At night, their mother safely snoring in her own room, the brother and sister gathered around the middle child’s bed.

“What’s wrong with her?” demanded the sister.

“I’m worried about her body,” said the brother.

“We’ll force feed her canned peaches,” suggested the sister. “We can easily pin her down.”

Their voices rose and fell, arguing, wondering. They talked about her as if she wasn’t there at all.

The middle child closed her eyes, turned away from them. She was both weak and powerful. In the dimness of the lamplight, translucent with hunger, her body shone.

One day she didn’t come down to breakfast at all. The siblings went to check on her and found her bed empty, the sheets disheveled, the comforter puddled on the floor. They looked in the closets and the bathrooms and the basement, all of the usual hideaways, and found no trace of her. Their mother took up the search, checking the windows and doors: They were still latched from the inside, deadbolts and chains secured. The children held their breath, their mother disappearing behind the cumbrous drapes. Finally, she emerged from the last window covering, sighing with relief.

“She must be in the house,” she said. “She’s still safe.”
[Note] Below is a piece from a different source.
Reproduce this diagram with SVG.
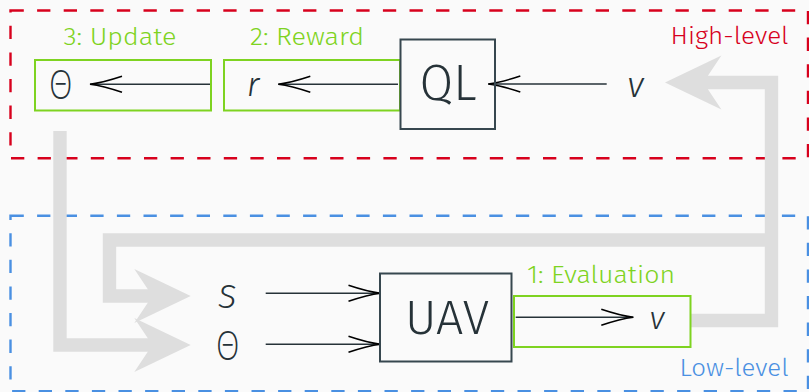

The children looked at one another, disquieted. They wondered if there were other ways to leave the house: chimney flues, air ducts, the stinking wet pipes. Their sister had been so small at the end, so diaphanous, she might have slipped like a piece of paper beneath the slat of a door frame or through a crack in the wall. How effortless it would be for her to disappear into the chaos of the outside world, a world bent on change no matter how static they remained, how defensive, how ensconced. They pictured her there, trodden and torn and dirtied. They shuddered.

The mother must have seen their concerned expressions. She knelt and opened her arms to them, drawing them close. The two children huddled there on the carpet with her, arms laced, knees touching, their only comfort their togetherness.

“All is well,” the mother said. “The doors are locked. The windows secured. We’re safe here. Nothing has changed.”

They almost believed her. They started to relax, told themselves they could be happy here, smothered by what they were told was love, but then the sister sat upright, startled, and then the brother did, too, palm cupping his ear, and soon even the mother ceased whispering and went very still, listening.

There was a pause, but then the noise started up again: A sound in the walls, a scratching, a rending – tiny sharp claws scraping the plaster, keen fangs tearing at the insulation – faint at first, but then more and more determined, whatever creature dwelling there hellbent on escape or entry.